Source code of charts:

◆ ◆ ◆ ◆ ◆

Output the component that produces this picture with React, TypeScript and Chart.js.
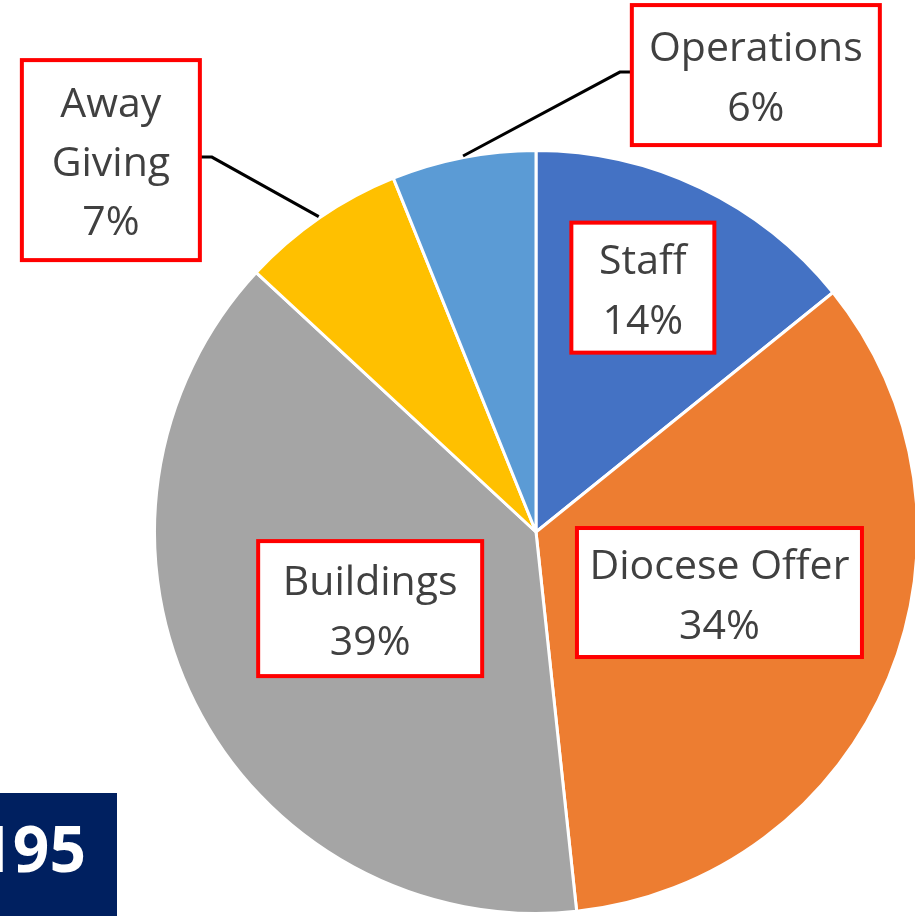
import React, { useEffect, useRef } from "react";
import { Chart, registerables } from "chart.js";

Chart.register(...registerables);

const categories = ["Staff", "Diocese Offer", "Buildings", "Away Giving", "Operations"];
const values = [14.2, 34.1, 38.6, 7.0, 6.1];
const percentLabels = ["14%", "34%", "39%", "7%", "6%"];
const labelLines = [["Staff"], ["Diocese Offer"], ["Buildings"], ["Away", "Giving"], ["Operations"]];
const colors = ["#4472C4", "#ED7D31", "#A5A5A5", "#FFC000", "#5B9BD5"];

// label box layout (offsets in units of pie radius, sizes in px)
const boxLayout = [
  { dx: 0.279, dy: -0.638, w: 143, h: 130, leader: 0 },
  { dx: 0.479, dy: 0.158, w: 285, h: 129, leader: 0 },
  { dx: -0.433, dy: 0.2, w: 224, h: 135, leader: 0 },
  { dx: -1.11, dy: -0.971, w: 178, h: 200, leader: 1 },
  { dx: 0.574, dy: -1.193, w: 248, h: 140, leader: -1 },
];

const FONT = '"Open Sans", "Noto Sans", sans-serif';

const labelPlugin = {
  id: "boxLabels",
  afterDatasetsDraw(chart: any) {
    const ctx = chart.ctx;
    const meta = chart.getDatasetMeta(0);
    meta.data.forEach((arc: any, i: number) => {
      const { x, y, startAngle, endAngle, outerRadius } = arc.getProps(
        ["x", "y", "startAngle", "endAngle", "outerRadius"],
        true
      );
      const R = outerRadius + 1.5;
      const lay = boxLayout[i];
      const cx = x + lay.dx * R;
      const cy = y + lay.dy * R;
      const left = cx - lay.w / 2;
      const right = cx + lay.w / 2;
      const top = cy - lay.h / 2;
      ctx.save();
      if (lay.leader !== 0) {
        const mid = (startAngle + endAngle) / 2;
        const sx = x + Math.cos(mid) * R;
        const sy = y + Math.sin(mid) * R;
        const edgeX = lay.leader > 0 ? right : left;
        const elbowX = lay.leader > 0 ? right + 12 : left - 12;
        const ey = cy - 3;
        ctx.beginPath();
        ctx.moveTo(sx, sy);
        ctx.lineTo(elbowX, ey);
        ctx.lineTo(edgeX, ey);
        ctx.strokeStyle = "#000000";
        ctx.lineWidth = 3;
        ctx.stroke();
      }
      ctx.fillStyle = "#FFFFFF";
      ctx.fillRect(left, top, lay.w, lay.h);
      ctx.strokeStyle = "#FF0000";
      ctx.lineWidth = 4;
      ctx.strokeRect(left, top, lay.w, lay.h);
      const lines = [...labelLines[i], percentLabels[i]];
      const lh = lines.length > 2 ? 59 : 60;
      ctx.fillStyle = "#404040";
      ctx.font = `41px ${FONT}`;
      ctx.textAlign = "center";
      ctx.textBaseline = "alphabetic";
      const first = cy - ((lines.length - 1) * lh) / 2 + 16;
      lines.forEach((t, k) => ctx.fillText(t, cx, first + k * lh));
      ctx.restore();
    });
  },
};

export default function App() {
  const ref = useRef<HTMLCanvasElement | null>(null);
  useEffect(() => {
    let chart: Chart | null = null;
    let cancelled = false;
    const make = () => {
      if (cancelled || !ref.current) return;
      chart = new Chart(ref.current, {
        type: "pie",
        data: {
          labels: categories,
          datasets: [
            {
              data: values,
              backgroundColor: colors,
              borderColor: "#FFFFFF",
              borderWidth: 3,
            },
          ],
        },
        options: {
          responsive: false,
          animation: false,
          layout: { padding: { left: 153, right: 153, top: 149, bottom: 1 } },
          plugins: {
            legend: { display: false },
            tooltip: { enabled: false },
          },
        },
        plugins: [labelPlugin],
      });
    };
    const fl = (document as any).fonts;
    if (fl && fl.load) {
      Promise.all([fl.load(`41px "Open Sans"`), fl.load(`bold 64px "Open Sans"`)])
        .catch(() => {})
        .then(make);
    } else make();
    return () => {
      cancelled = true;
      if (chart) chart.destroy();
    };
  }, []);

  return (
    <div
      style={{
        position: "fixed",
        left: 0,
        top: 0,
        width: 915,
        height: 916,
        overflow: "hidden",
        background: "#FFFFFF",
      }}
    >
      <canvas
        ref={ref}
        width={1072}
        height={916}
        style={{ position: "absolute", left: 0, top: 0, width: 1072, height: 916 }}
      />
      <div
        style={{
          position: "absolute",
          left: 0,
          top: 793,
          width: 117,
          height: 123,
          background: "#002060",
          overflow: "hidden",
        }}
      >
        <div
          style={{
            position: "absolute",
            right: 31,
            top: 18,
            whiteSpace: "nowrap",
            color: "#FFFFFF",
            fontFamily: FONT,
            fontWeight: 700,
            fontSize: 64,
            lineHeight: "74px",
            textAlign: "right",
          }}
        >
          £195
        </div>
      </div>
    </div>
  );
}
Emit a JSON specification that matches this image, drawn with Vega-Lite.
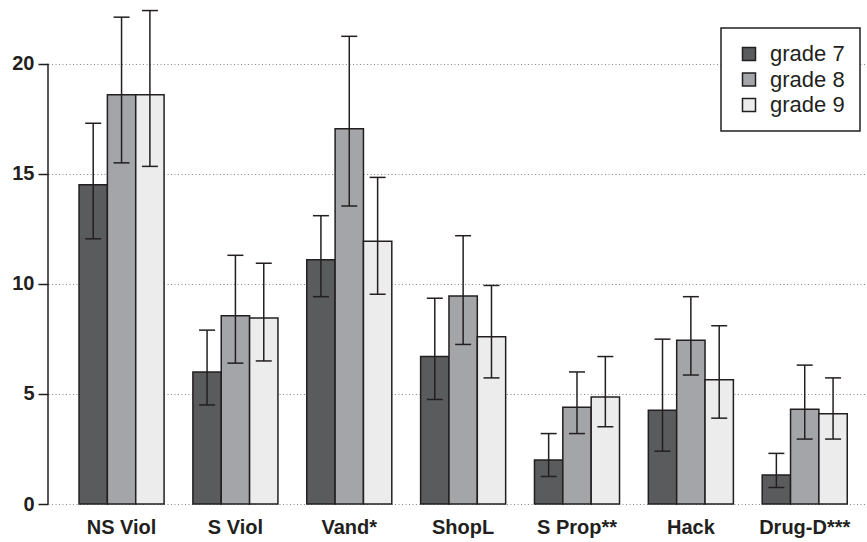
{
  "$schema": "https://vega.github.io/schema/vega-lite/v6.json",
  "width": 819,
  "height": 504,
  "autosize": "none",
  "padding": {"left": 48, "top": 0, "right": 0, "bottom": 38},
  "background": "white",
  "config": {
    "view": {"stroke": null},
    "font": "Liberation Sans"
  },
  "data": {
    "values": [
      {"category": "NS Viol", "grade": "grade 7", "mean": 14.5, "lo": 12.05, "hi": 17.3},
      {"category": "NS Viol", "grade": "grade 8", "mean": 18.6, "lo": 15.5, "hi": 22.12},
      {"category": "NS Viol", "grade": "grade 9", "mean": 18.6, "lo": 15.34, "hi": 22.42},
      {"category": "S Viol", "grade": "grade 7", "mean": 6.0, "lo": 4.5, "hi": 7.9},
      {"category": "S Viol", "grade": "grade 8", "mean": 8.55, "lo": 6.4, "hi": 11.3},
      {"category": "S Viol", "grade": "grade 9", "mean": 8.45, "lo": 6.5, "hi": 10.94},
      {"category": "Vand*", "grade": "grade 7", "mean": 11.1, "lo": 9.42, "hi": 13.1},
      {"category": "Vand*", "grade": "grade 8", "mean": 17.05, "lo": 13.54, "hi": 21.25},
      {"category": "Vand*", "grade": "grade 9", "mean": 11.94, "lo": 9.53, "hi": 14.84},
      {"category": "ShopL", "grade": "grade 7", "mean": 6.7, "lo": 4.75, "hi": 9.35},
      {"category": "ShopL", "grade": "grade 8", "mean": 9.45, "lo": 7.25, "hi": 12.19},
      {"category": "ShopL", "grade": "grade 9", "mean": 7.6, "lo": 5.73, "hi": 9.93},
      {"category": "S Prop**", "grade": "grade 7", "mean": 2.0, "lo": 1.25, "hi": 3.2},
      {"category": "S Prop**", "grade": "grade 8", "mean": 4.4, "lo": 3.2, "hi": 6.0},
      {"category": "S Prop**", "grade": "grade 9", "mean": 4.86, "lo": 3.51, "hi": 6.7},
      {"category": "Hack", "grade": "grade 7", "mean": 4.26, "lo": 2.4, "hi": 7.49},
      {"category": "Hack", "grade": "grade 8", "mean": 7.44, "lo": 5.86, "hi": 9.42},
      {"category": "Hack", "grade": "grade 9", "mean": 5.65, "lo": 3.9, "hi": 8.1},
      {"category": "Drug-D***", "grade": "grade 7", "mean": 1.32, "lo": 0.75, "hi": 2.3},
      {"category": "Drug-D***", "grade": "grade 8", "mean": 4.31, "lo": 2.95, "hi": 6.31},
      {"category": "Drug-D***", "grade": "grade 9", "mean": 4.1, "lo": 2.95, "hi": 5.73}
    ]
  },
  "encoding": {
    "x": {
      "field": "category",
      "type": "nominal",
      "sort": null,
      "title": null,
      "scale": {"paddingInner": 0.253, "paddingOuter": 0.223, "align": 0.611},
      "axis": {
        "domain": false,
        "ticks": false,
        "labelAngle": 0,
        "labelFont": "Liberation Sans",
        "labelFontSize": 20,
        "labelFontWeight": "bold",
        "labelColor": "#231f20",
        "labelPadding": 13
      }
    },
    "xOffset": {
      "field": "grade",
      "type": "nominal",
      "scale": {"paddingInner": 0, "paddingOuter": 0}
    }
  },
  "layer": [
    {
      "mark": {"type": "bar", "stroke": "#231f20", "strokeWidth": 1.5},
      "encoding": {
        "y": {
          "field": "mean",
          "type": "quantitative",
          "title": null,
          "scale": {"domain": [0, 22.9], "nice": false},
          "axis": {
            "values": [0, 5, 10, 15, 20],
            "domain": false,
            "tickSize": 10,
            "tickColor": "#231f20",
            "tickWidth": 1.5,
            "labelFont": "Liberation Sans",
            "labelFontSize": 20,
            "labelFontWeight": "bold",
            "labelColor": "#231f20",
            "labelPadding": 4,
            "grid": true,
            "gridColor": "#8a8a8a",
            "gridDash": [1, 2.5],
            "gridWidth": 1
          }
        },
        "fill": {
          "field": "grade",
          "type": "nominal",
          "scale": {"domain": ["grade 7", "grade 8", "grade 9"], "range": ["#5a5b5d", "#a4a5a9", "#ececec"]},
          "legend": {
            "title": null,
            "orient": "none",
            "legendX": 673,
            "legendY": 28,
            "direction": "vertical",
            "fillColor": "white",
            "strokeColor": "#231f20",
            "padding": 15,
            "symbolOffset": 2,
            "symbolType": "square",
            "symbolSize": 169,
            "symbolStrokeColor": "#231f20",
            "symbolStrokeWidth": 1.5,
            "symbolOpacity": 1,
            "labelFont": "Liberation Sans",
            "labelFontSize": 22,
            "labelColor": "#231f20",
            "labelOffset": 10,
            "rowPadding": 3.5,
            "encode": {"legend": {"update": {"strokeWidth": {"value": 1.5}}}}
          }
        }
      }
    },
    {
      "mark": {"type": "rule", "color": "#231f20", "strokeWidth": 1.5},
      "encoding": {
        "y": {"field": "lo", "type": "quantitative"},
        "y2": {"field": "hi"}
      }
    },
    {
      "mark": {"type": "tick", "color": "#231f20", "thickness": 1.5, "size": 16, "opacity": 1},
      "encoding": {
        "y": {"field": "lo", "type": "quantitative"}
      }
    },
    {
      "mark": {"type": "tick", "color": "#231f20", "thickness": 1.5, "size": 16, "opacity": 1},
      "encoding": {
        "y": {"field": "hi", "type": "quantitative"}
      }
    },
    {
      "data": {"values": [{"from": 0, "to": 20}]},
      "mark": {"type": "rule", "color": "#231f20", "strokeWidth": 1.5},
      "encoding": {
        "x": {"value": 0},
        "xOffset": null,
        "y": {"field": "from", "type": "quantitative"},
        "y2": {"field": "to"}
      }
    }
  ]
}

◆ ◆ ◆ ◆ ◆

Repeat only the lines between the start of the data and the line with "Chart.register(...registerables);", including those two lines, and skip the pictures.

SOLVED EXERCISE:
Output the component that produces this picture with React, TypeScript and Chart.js.
import React, { useEffect, useRef } from "react";
import { Chart, registerables } from "chart.js";

Chart.register(...registerables);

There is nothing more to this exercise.